Ce dernier présente “Oniri 2070”, une création itinérante et autonome en énergie. L’idée est simple : imaginer comment on fera de la musique à partir de 2060, après l’effondrement de la civilisation actuelle. Plutôt que l’horreur d’un Mad Max, “Oniri 2070” offre un voyage poétique, sonore et visuel. Juliette Guignard, Alex Machefel et Ezra, les trois artistes, nous font voyager dans un archipel fantastique et mouvant, parsemé de témoignages glanés au gré de leur route (la seule partie enregistrée du spectacle).

Ezra joue de sa voix, de ses cordes vocales, et de plein de petits instruments dont il triture les sons via des boucles et autres effets. Juliette Guignard dit des textes en français, en chante quelques uns dans un anglais proche du gallois, aux R roulants, et navigue sur la proue du vaisseau. Et Alex Machefel manipule avec mille précautions et une minutie délicate ses petits objets, ses filtres, ses lumières, ses caméras, pour illuminer tout l’univers sonore des deux autres. Tout cela est lent, doux, profond, passionnant, entraînant.

Le parc, lieu naturel et inhabituel pour un concert, souligne la beauté du spectacle et la pertinence du propos : les projections involontaires sur les arbres, les bruissements des feuilles, les ombres tamisées, les lumières évanescentes des habitations alentours donnent un air d’ère post-écroulement propice au spectacle. Et le hululement métronomique d’un hibou, perché un peu plus loin, a ajouté une touche organique à cette splendide musique électronique. L’effet waouh et vivant amplifié !

Evidemment, le fait que le spectacle soit autonome en énergie et transportable à vélo, et qu’il consomme moins d’1kWh pour chaque représentation, l’équivalent d’un projecteur dans une salle de spectacle ou d’une machine à laver, est un immense avantage.
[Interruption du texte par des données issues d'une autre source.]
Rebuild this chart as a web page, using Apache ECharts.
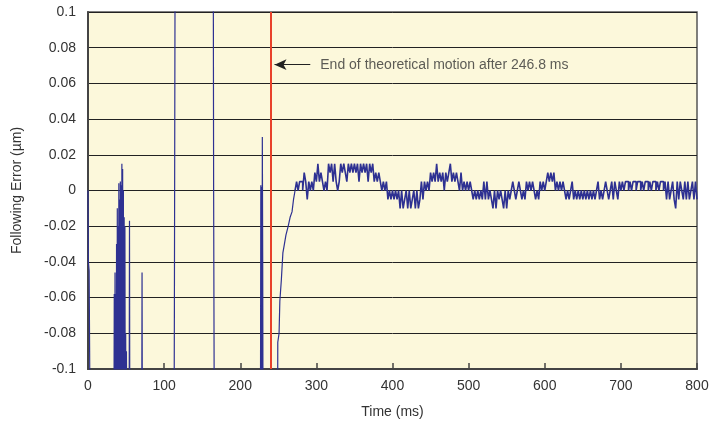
<!DOCTYPE html>
<html>
<head>
<meta charset="utf-8">
<script src="https://cdn.jsdelivr.net/npm/echarts@6/dist/echarts.min.js"></script>
<style>
html,body{margin:0;padding:0;background:#fff;}
#chart{width:725px;height:425px;}
</style>
</head>
<body>
<div id="chart"></div>
<script>
// ---- data ----
var xTickLabels = ['0','100','200','300','400','500','600','700','800'];
var yTickLabels = ['-0.1','-0.08','-0.06','-0.04','-0.02','0','0.02','0.04','0.06','0.08','0.1'];

// early transient (irregular sampling), values below -0.1 / above 0.1 run off the plot
var earlyTimes = [0,0.5,1.5,3, 34,34.5,35,35.5,36,36.5,37,37.5,38,38.5,39,39.5,40,40.5,41,41.5,42,42.5,43,43.5,44,44.5,45,45.5,46,46.5,47,47.5,48,48.5,49,49.5,50,50.5,51,54,54.5,55,
  70.5,71,71.5, 113,113.5,114.5,164.5,165,166, 226.5,227,227.5,228,228.5,229,229.5,230,
  249,249.3,251,252,254,256,258,260,263,265.5,268,270,272];
var earlyValues = [0,-0.04,-0.045,-0.15, -0.15,-0.058,-0.15,-0.046,-0.15,-0.058,-0.15,-0.03,-0.15,-0.01,-0.15,-0.02,-0.15,0.004,-0.15,-0.005,-0.15,0.005,-0.15,0.003,-0.15,0.015,-0.15,0.012,-0.15,0.0,-0.15,-0.015,-0.15,-0.02,-0.15,-0.08,-0.15,-0.09,-0.15,-0.15,-0.017,-0.15,
  -0.15,-0.046,-0.15, -0.15,-0.065,0.15,0.15,0.005,-0.15, -0.15,0.003,-0.15,0.002,-0.15,0.03,-0.04,-0.15,
  -0.15,-0.085,-0.08,-0.062,-0.05,-0.035,-0.03,-0.025,-0.02,-0.015,-0.012,-0.005,0];

// settled, quantised following error sampled every 2 ms from 272 ms
var steadyStart = 272, steadyStep = 2;
var steadyValues = [
  0,0.005,0,0.005,0.005,0, 0.01, 0.005,-0.005,0.005, 0,0.005,0,
  0.01,0.005,0.015,0.005,0.01, 0.005,0,0.005,0,
  0.015,0.01,0.015,0.005,0.015, 0.005,0,0.005,
  0.015,0.01,0.015,0.01, 0.005, 0.015,0.01,0.015,0.01,
  0.015,0.01,0.015,0.005,0.015,0.01,0.015,0.01,0.015,0.005,0.015,0.01,0.015,
  0.005,0.01,0.005,0.01,0.005, 0,0.005,0,0.005,
  -0.005,0,-0.005,0,-0.005,0,-0.005,0,
  -0.01,0,-0.01,-0.005,0,-0.01,0,-0.01,-0.005,0,-0.01,0,-0.01,-0.005,
  0.005,-0.005,0.005, 0,0.005,0,
  0.01,0.005,0.01,0.005,0.015,0.005,0.01,0.005,0.01,0,0.01,0.005,0.01,0.015,0.005,0.01,0.005,0.01,0.005,0,0.01,
  0,0.005,0, 0.005,0,0.005,0,
  -0.005,0,-0.005,0,-0.005,0,-0.005,0.005,
  -0.005,0.005,-0.005,0,-0.005, -0.01,0,-0.01, 0,-0.005,0,-0.005, -0.01,0,-0.01, 0,-0.005,0,
  0.005,0,-0.005,0,0.005,0,-0.005,0,-0.005,
  0.005,0,0.005,0,0.005,0, -0.005,0,-0.005, 0.005,0,0.005,0,
  0.005,0.01,0.005,0.01,0.005,0.01, 0,0.005,0,0.005,0,0.005,0,
  -0.005,0,-0.005,0,0.005,
  -0.005,0,-0.005,0,-0.005,0,-0.005,0,-0.005,0,-0.005,0,-0.005,0,-0.005,0,
  0.005,-0.005,0,-0.005,0,0.005,0,-0.005,0,0.005,-0.005,0.005,0,-0.005,
  0.005,0,0.005,0,0.005,0.005,0,0.005,0,0.005,0.005,0,0.005,0.005,0,0.005,0,0.005,0.005,0,0.005,0,0.005,0.005,0,0.005,0,0.005,0.005,0,
  0.005,-0.005,0.005,-0.005,0,0.005,-0.005,-0.01,0.005,-0.005,0.005,0,-0.005,0.005,-0.005,0.005,-0.005,0,0.005,-0.005,0.005,-0.005
];

var motionEnd = 240;            // position of the red marker on the time axis
var annotationText = 'End of theoretical motion after 246.8 ms';
var arrowFrom = [292, 0.0705], arrowTo = [245, 0.0705];

// ---- build ----
var earlyData = [];
for (var i = 0; i < earlyTimes.length; i++) earlyData.push([earlyTimes[i], earlyValues[i]]);
var steadyData = [];
for (var j = 0; j < steadyValues.length; j++) steadyData.push([steadyStart + j * steadyStep, steadyValues[j]]);

var FONT = '"Liberation Sans Narrow", "Arial Narrow", "Liberation Sans", sans-serif';
var BLUE = '#2E3192';

var chart = echarts.init(document.getElementById('chart'), null, {renderer: 'canvas'});
chart.setOption({
  animation: false,
  backgroundColor: '#ffffff',
  grid: {left: 88, right: 28, top: 12, bottom: 56, show: true, backgroundColor: '#FCF8DB', borderColor: '#555', borderWidth: 1.5},
  xAxis: {
    type: 'value', min: 0, max: 800, interval: 100,
    name: 'Time (ms)', nameLocation: 'middle', nameGap: 36,
    nameTextStyle: {fontFamily: FONT, fontSize: 14, color: '#333'},
    axisLine: {show: true, onZero: false, lineStyle: {color: '#444', width: 2}},
    axisTick: {show: true, inside: true, length: 6, lineStyle: {color: '#444', width: 1.5}},
    axisLabel: {fontFamily: FONT, fontSize: 14, color: '#333', margin: 10,
      formatter: function (v) { var k = Math.round(v / 100); return xTickLabels[k]; }},
    splitLine: {show: false}
  },
  yAxis: {
    type: 'value', min: -0.1, max: 0.1, interval: 0.02,
    name: 'Following Error (µm)', nameLocation: 'middle', nameGap: 64, nameRotate: 90,
    nameTextStyle: {fontFamily: FONT, fontSize: 14, color: '#333'},
    axisLine: {show: true, lineStyle: {color: '#444', width: 2}},
    axisTick: {show: false},
    axisLabel: {fontFamily: FONT, fontSize: 14, color: '#333', margin: 12,
      formatter: function (v) { var k = Math.round((v + 0.1) / 0.02); return yTickLabels[k]; }},
    splitLine: {show: true, lineStyle: {color: '#222', width: 1}}
  },
  series: [{
    type: 'line', data: earlyData, showSymbol: false, symbol: 'none', clip: true,
    lineStyle: {color: BLUE, width: 1.2},
    z: 3,
    markLine: {
      silent: true, animation: false, symbol: ['none', 'none'],
      label: {show: false},
      lineStyle: {color: '#E8412A', width: 2, type: 'solid'},
      data: [{xAxis: motionEnd}]
    }
  }, {
    type: 'line', data: steadyData, showSymbol: false, symbol: 'none', clip: true, step: 'end',
    lineStyle: {color: BLUE, width: 1.6}, z: 3
  }, {
    type: 'line', data: [], z: 4,
    markLine: {
      silent: true, animation: false, symbol: ['none', 'arrow'], symbolSize: [8, 12],
      label: {show: false},
      lineStyle: {color: '#222', width: 1, type: 'solid'},
      data: [[{coord: arrowFrom}, {coord: arrowTo}]]
    }
  }, {
    type: 'scatter', data: [arrowFrom], symbolSize: 0, z: 5,
    label: {show: true, position: 'right', distance: 10, formatter: annotationText,
      fontFamily: FONT, fontSize: 14, color: '#333'}
  }]
});
</script>
</body>
</html>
Il peut se jouer presque partout, d’autant que le seul kwh est produit par deux spectateurs choisis un peu au hasard dans le public et qui pédalent pendant les premières minutes du voyage. Un dispositif scénique des plus simples à mettre en place, et un résultat final dépassant largement ce qu’offrent les technologies les plus énergivores.

Les voitures ne rouleront peut-être plus à la fin de ce siècle, les avions seront probablement cloués au sol, mais “Oniri 2070” prouve qu’on pourra toujours faire de la musique. Et pas n’importe laquelle : envoûtante, magique, et écologique à la fois. “Oniri 2070”, un temps suspendu, magnifique, écolo. Courez voir ce spectacle ! Ou pédalez-y.